Short problem: Starting with the first line below, extract each line through the one that contains "const xBreaks = [1.1, 2];", inclusive, excluding pictures.

Supplied information:
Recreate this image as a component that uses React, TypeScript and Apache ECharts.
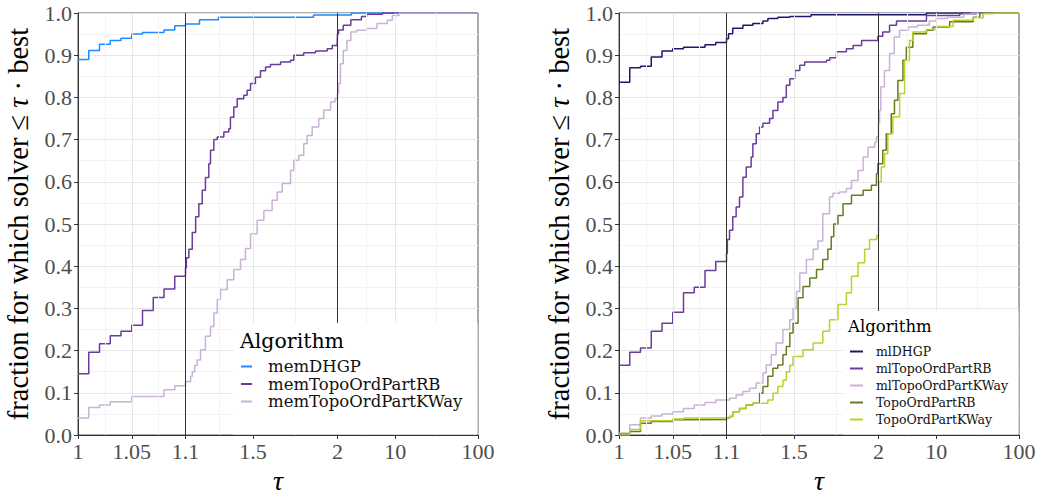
import React, { useEffect, useRef } from "react";
import * as echarts from "echarts";

// ---- axis ticks (tau) ----
const xTickVals = [1, 1.05, 1.1, 1.5, 2, 10, 100];
const xTickLabels = ["1", "1.05", "1.1", "1.5", "2", "10", "100"];
const xMinorVals = [1.025, 1.075, 1.3, 1.75, 4.4721, 31.623];
const xBreaks = [1.1, 2];

// ---- left panel series: [tau, fraction] ----
const memDHGP: number[][] = [
  [1, 0.89], [1.01, 0.911], [1.02, 0.926], [1.03, 0.935], [1.04, 0.94], [1.05, 0.95],
  [1.06, 0.954], [1.08, 0.96], [1.09, 0.97], [1.1, 0.974], [1.183, 0.984], [1.295, 0.99],
  [1.858, 0.995], [2.95, 1], [100, 1],
];
const memTopoOrdPartRB: number[][] = [
  [1, 0.145], [1.01, 0.196], [1.02, 0.216], [1.03, 0.235], [1.04, 0.246], [1.05, 0.26],
  [1.06, 0.295], [1.07, 0.326], [1.08, 0.346], [1.09, 0.376], [1.1, 0.396], [1.105, 0.42],
  [1.12, 0.44], [1.14, 0.48], [1.16, 0.517], [1.179, 0.548], [1.199, 0.58], [1.218, 0.61],
  [1.238, 0.643], [1.248, 0.675], [1.268, 0.7], [1.288, 0.706], [1.327, 0.718], [1.356, 0.726],
  [1.366, 0.753], [1.386, 0.777], [1.406, 0.797], [1.445, 0.805], [1.465, 0.817], [1.485, 0.833],
  [1.514, 0.848], [1.544, 0.863], [1.574, 0.872], [1.603, 0.878], [1.663, 0.884], [1.722, 0.888],
  [1.741, 0.9], [1.8, 0.906], [1.87, 0.91], [1.939, 0.915], [1.969, 0.923], [1.998, 0.927],
  [2.0, 0.951], [2.06, 0.96], [2.35, 0.971], [2.9, 0.984], [3.9, 0.992], [4.5, 0.997],
  [7.0, 1], [100, 1],
];
const memTopoOrdPartKWay: number[][] = [
  [1, 0.04], [1.01, 0.065], [1.02, 0.071], [1.03, 0.079], [1.05, 0.091], [1.08, 0.107],
  [1.09, 0.117], [1.1, 0.127], [1.13, 0.139], [1.14, 0.15], [1.155, 0.165], [1.169, 0.178],
  [1.189, 0.202], [1.218, 0.234], [1.248, 0.257], [1.268, 0.289], [1.288, 0.321], [1.307, 0.345],
  [1.347, 0.368], [1.386, 0.392], [1.426, 0.416], [1.455, 0.442], [1.485, 0.477], [1.524, 0.509],
  [1.564, 0.532], [1.613, 0.556], [1.643, 0.576], [1.673, 0.596], [1.722, 0.627], [1.741, 0.651],
  [1.771, 0.663], [1.8, 0.69], [1.82, 0.71], [1.85, 0.73], [1.889, 0.75], [1.919, 0.77],
  [1.959, 0.789], [1.985, 0.797], [2.0, 0.809], [2.06, 0.833], [2.17, 0.88], [2.35, 0.911],
  [2.6, 0.935], [2.9, 0.955], [3.4, 0.959], [4.5, 0.963], [6.0, 0.975], [8.0, 0.983],
  [9.2, 0.994], [11.1, 1], [100, 1],
];

// ---- right panel series ----
const mlDHGP: number[][] = [
  [1, 0.836], [1.01, 0.87], [1.02, 0.874], [1.03, 0.896], [1.04, 0.91], [1.05, 0.915],
  [1.06, 0.919], [1.08, 0.925], [1.09, 0.93], [1.1, 0.939], [1.112, 0.951], [1.137, 0.964],
  [1.197, 0.971], [1.256, 0.975], [1.316, 0.981], [1.345, 0.987], [1.404, 0.99], [1.475, 0.992],
  [1.6, 0.996], [7.6, 1], [100, 1],
];
const mlTopoOrdPartRB: number[][] = [
  [1, 0.165], [1.01, 0.196], [1.02, 0.206], [1.03, 0.246], [1.04, 0.265], [1.05, 0.291],
  [1.06, 0.337], [1.07, 0.35], [1.08, 0.39], [1.09, 0.411], [1.1, 0.43], [1.105, 0.463],
  [1.118, 0.485], [1.137, 0.517], [1.157, 0.54], [1.177, 0.564], [1.197, 0.611], [1.217, 0.635],
  [1.246, 0.659], [1.256, 0.69], [1.276, 0.714], [1.296, 0.73], [1.316, 0.739], [1.355, 0.75],
  [1.375, 0.769], [1.404, 0.789], [1.434, 0.8], [1.454, 0.829], [1.475, 0.844], [1.504, 0.864],
  [1.534, 0.876], [1.563, 0.884], [1.692, 0.888], [1.712, 0.894], [1.751, 0.908], [1.81, 0.915],
  [1.85, 0.923], [1.9, 0.935], [1.996, 0.945], [2.25, 0.955], [2.72, 0.971], [3.3, 0.981],
  [7.6, 0.994], [19.2, 0.998], [30.8, 1], [100, 1],
];
const mlTopoOrdPartKWay: number[][] = [
  [1, 0.005], [1.01, 0.024], [1.02, 0.04], [1.03, 0.045], [1.04, 0.05], [1.05, 0.055],
  [1.06, 0.063], [1.07, 0.071], [1.08, 0.077], [1.09, 0.083], [1.118, 0.087], [1.157, 0.095],
  [1.197, 0.103], [1.236, 0.111], [1.276, 0.123], [1.316, 0.147], [1.335, 0.166], [1.365, 0.19],
  [1.394, 0.218], [1.434, 0.25], [1.475, 0.273], [1.494, 0.3], [1.514, 0.34], [1.534, 0.384],
  [1.573, 0.416], [1.613, 0.44], [1.641, 0.46], [1.67, 0.524], [1.71, 0.564], [1.73, 0.573],
  [1.77, 0.576], [1.81, 0.584], [1.84, 0.603], [1.879, 0.627], [1.909, 0.659], [1.938, 0.682],
  [1.978, 0.694], [1.988, 0.706], [2.0, 0.74], [2.06, 0.769], [2.13, 0.825], [2.36, 0.864],
  [2.72, 0.904], [3.1, 0.943], [3.6, 0.959], [4.6, 0.967], [5.9, 0.971], [8.2, 0.981],
  [10, 0.987], [13.6, 0.99], [21.5, 0.997], [27, 1], [100, 1],
];
const TopoOrdPartRB: number[][] = [
  [1, 0.002], [1.01, 0.008], [1.02, 0.028], [1.03, 0.032], [1.05, 0.036], [1.06, 0.037],
  [1.1, 0.04], [1.118, 0.044], [1.137, 0.055], [1.177, 0.063], [1.217, 0.071], [1.256, 0.075],
  [1.296, 0.099], [1.316, 0.115], [1.345, 0.139], [1.375, 0.158], [1.404, 0.166], [1.434, 0.19],
  [1.454, 0.21], [1.475, 0.242], [1.494, 0.265], [1.524, 0.325], [1.553, 0.352], [1.593, 0.372],
  [1.633, 0.392], [1.67, 0.416], [1.7, 0.44], [1.72, 0.47], [1.735, 0.5], [1.76, 0.52],
  [1.79, 0.548], [1.84, 0.568], [1.909, 0.58], [1.958, 0.592], [1.988, 0.619], [1.996, 0.643],
  [2.25, 0.675], [2.48, 0.714], [2.85, 0.761], [3.12, 0.793], [3.43, 0.84], [3.95, 0.888],
  [4.34, 0.919], [5.2, 0.951], [7.6, 0.959], [9.15, 0.967], [14.5, 0.979], [27.9, 0.99],
  [33.6, 1], [100, 1],
];
const TopoOrdPartKWay: number[][] = [
  [1, 0.0], [1.01, 0.013], [1.02, 0.034], [1.05, 0.038], [1.06, 0.04], [1.1, 0.041],
  [1.118, 0.044], [1.137, 0.055], [1.177, 0.063], [1.217, 0.071], [1.256, 0.075], [1.345, 0.083],
  [1.375, 0.099], [1.404, 0.115], [1.434, 0.13], [1.454, 0.15], [1.475, 0.165], [1.494, 0.186],
  [1.553, 0.202], [1.613, 0.218], [1.67, 0.246], [1.71, 0.273], [1.76, 0.309], [1.81, 0.337],
  [1.84, 0.376], [1.879, 0.408], [1.918, 0.44], [1.947, 0.463], [1.99, 0.473], [2.0, 0.485],
  [2.02, 0.6], [2.16, 0.635], [2.36, 0.667], [2.59, 0.714], [2.98, 0.754], [3.6, 0.809],
  [4.14, 0.888], [4.74, 0.935], [5.2, 0.955], [7.6, 0.961], [10, 0.968], [16, 0.983],
  [27.9, 0.989], [36.9, 0.998], [48.8, 1], [100, 1],
];

const leftNames = ["memDHGP", "memTopoOrdPartRB", "memTopoOrdPartKWay"];
const leftData = [memDHGP, memTopoOrdPartRB, memTopoOrdPartKWay];
const leftColors = ["#1a8cff", "#6a3d9a", "#cab2d6"];
const rightNames = ["mlDHGP", "mlTopoOrdPartRB", "mlTopoOrdPartKWay", "TopoOrdPartRB", "TopoOrdPartKWay"];
const rightData = [mlDHGP, mlTopoOrdPartRB, mlTopoOrdPartKWay, TopoOrdPartRB, TopoOrdPartKWay];
const rightColors = ["#1a1a70", "#6a3d9a", "#cab2d6", "#6b7a1f", "#b8d12c"];

// piecewise tau scale: [1,1.1] linear, [1.1,2] linear, [2,100] log
const SA = 107.5, SB = 152, SC = 140.5;
function tx(v: number): number {
  if (v <= 1.1) return ((v - 1) / 0.1) * SA;
  if (v <= 2) return SA + ((v - 1.1) / 0.9) * SB;
  return SA + SB + (Math.log(v / 2) / Math.log(50)) * SC;
}
const tickPos = xTickVals.map(tx);

const SERIF = "Liberation Serif";
const LEG = "DejaVu Serif";

function buildPanel(gi: number, names: string[], datas: number[][][], colors: string[]) {
  const series: any[] = [];
  series.push({
    type: "line",
    xAxisIndex: gi,
    yAxisIndex: gi,
    data: [[0, 0]],
    symbol: "none",
    lineStyle: { opacity: 0 },
    z: 1,
    silent: true,
    markLine: {
      silent: true,
      symbol: "none",
      label: { show: false },
      animation: false,
      data: [
        ...xMinorVals.map((v) => ({ xAxis: tx(v), lineStyle: { color: "#f2f2f2", width: 1, type: "solid" } })),
        ...xTickVals.slice(1, -1).map((v) => ({ xAxis: tx(v), lineStyle: { color: "#e6e6e6", width: 1, type: "solid" } })),
      ],
    },
  });
  names.forEach((n, i) => {
    series.push({
      name: n,
      type: "line",
      xAxisIndex: gi,
      yAxisIndex: gi,
      step: "end",
      symbol: "none",
      z: 3,
      color: colors[i],
      lineStyle: { color: colors[i], width: 1.5 },
      data: datas[i].map(([t, f]) => [tx(t), f]),
    });
  });
  series.push({
    type: "line",
    xAxisIndex: gi,
    yAxisIndex: gi,
    data: [[0, 0]],
    symbol: "none",
    lineStyle: { opacity: 0 },
    z: 4,
    silent: true,
    markLine: {
      silent: true,
      symbol: "none",
      label: { show: false },
      animation: false,
      data: xBreaks.map((v) => ({ xAxis: tx(v), lineStyle: { color: "#333333", width: 1, type: "solid" } })),
    },
  });
  return series;
}

function xAxisOpt(gi: number) {
  return {
    type: "value",
    gridIndex: gi,
    min: 0,
    max: SA + SB + SC,
    name: "τ",
    nameLocation: "middle",
    nameGap: 20,
    nameTextStyle: { fontFamily: SERIF, fontStyle: "italic", fontSize: 28, color: "#000" },
    axisLine: { show: true, lineStyle: { color: "#333333", width: 1 } },
    axisTick: { show: true, length: 4, customValues: tickPos, lineStyle: { color: "#333333" } },
    axisLabel: {
      customValues: tickPos,
      margin: 5,
      fontFamily: SERIF,
      fontSize: 22,
      color: "#4d4d4d",
      formatter: (v: number) => {
        const i = tickPos.findIndex((p) => Math.abs(p - v) < 0.01);
        return i >= 0 ? xTickLabels[i] : "";
      },
    },
    splitLine: { show: false },
  };
}

function yAxisOpt(gi: number) {
  return {
    type: "value",
    gridIndex: gi,
    min: 0,
    max: 1,
    interval: 0.1,
    name: "{a|fraction for which solver ≤ }{b|τ}{a| · best}",
    nameLocation: "middle",
    nameGap: 45,
    nameTextStyle: {
      color: "#000",
      rich: {
        a: { fontFamily: SERIF, fontSize: 28.5, color: "#000" },
        b: { fontFamily: SERIF, fontSize: 28.5, fontStyle: "italic", color: "#000" },
      },
    },
    axisLine: { show: true, lineStyle: { color: "#333333", width: 1 } },
    axisTick: { show: true, length: 4, lineStyle: { color: "#333333" } },
    minorTick: { show: false, splitNumber: 2 },
    minorSplitLine: { show: true, lineStyle: { color: "#f2f2f2", width: 1 } },
    splitLine: { show: true, lineStyle: { color: "#e6e6e6", width: 1 } },
    axisLabel: {
      margin: 6,
      fontFamily: SERIF,
      fontSize: 22,
      color: "#4d4d4d",
      formatter: (v: number) => v.toFixed(1),
    },
  };
}

export default function App() {
  const ref = useRef<HTMLDivElement>(null);
  useEffect(() => {
    if (!ref.current) return;
    const chart = echarts.init(ref.current, null, { renderer: "svg" });
    const option: any = {
      animation: false,
      backgroundColor: "#ffffff",
      grid: [
        { left: 78, top: 13, width: 400, height: 422, outerBoundsMode: "none", containLabel: false, show: true, borderColor: "#555555", borderWidth: 1, backgroundColor: "transparent" },
        { left: 619, top: 13, width: 400, height: 422, outerBoundsMode: "none", containLabel: false, show: true, borderColor: "#555555", borderWidth: 1, backgroundColor: "transparent" },
      ],
      xAxis: [xAxisOpt(0), xAxisOpt(1)],
      yAxis: [yAxisOpt(0), yAxisOpt(1)],
      legend: [
        {
          data: leftNames,
          orient: "vertical",
          left: 241,
          top: 358,
          padding: 0,
          icon: "rect",
          itemWidth: 11,
          itemHeight: 2,
          itemGap: 0.5,
          selectedMode: false,
          z: 12,
          textStyle: { fontFamily: LEG, fontSize: 16.5, color: "#111111", padding: [0, 0, 0, 11] },
        },
        {
          data: rightNames,
          orient: "vertical",
          left: 850,
          top: 345,
          padding: 0,
          icon: "rect",
          itemWidth: 13,
          itemHeight: 2,
          itemGap: 4,
          selectedMode: false,
          z: 12,
          textStyle: { fontFamily: LEG, fontSize: 12.5, color: "#111111", padding: [0, 0, 0, 8] },
        },
      ],
      graphic: [
        { type: "rect", z: 10, silent: true, shape: { x: 233, y: 323, width: 244.5, height: 111.5 }, style: { fill: "#ffffff" } },
        { type: "rect", z: 10, silent: true, shape: { x: 843, y: 311, width: 175.5, height: 123.5 }, style: { fill: "#ffffff" } },
        { type: "text", z: 12, x: 240, y: 341, style: { text: "Algorithm", fontFamily: LEG, fontSize: 20.5, fill: "#000", verticalAlign: "middle" } },
        { type: "text", z: 12, x: 848, y: 326, style: { text: "Algorithm", fontFamily: LEG, fontSize: 16.5, fill: "#000", verticalAlign: "middle" } },
      ],
      series: [
        ...buildPanel(0, leftNames, leftData, leftColors),
        ...buildPanel(1, rightNames, rightData, rightColors),
      ],
    };
    chart.setOption(option);
    return () => chart.dispose();
  }, []);
  return <div ref={ref} style={{ position: "absolute", left: 0, top: 0, width: 1038, height: 490 }} />;
}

The answer:
Recreate this image as a component that uses React, TypeScript and Apache ECharts.
import React, { useEffect, useRef } from "react";
import * as echarts from "echarts";

// ---- axis ticks (tau) ----
const xTickVals = [1, 1.05, 1.1, 1.5, 2, 10, 100];
const xTickLabels = ["1", "1.05", "1.1", "1.5", "2", "10", "100"];
const xMinorVals = [1.025, 1.075, 1.3, 1.75, 4.4721, 31.623];
const xBreaks = [1.1, 2];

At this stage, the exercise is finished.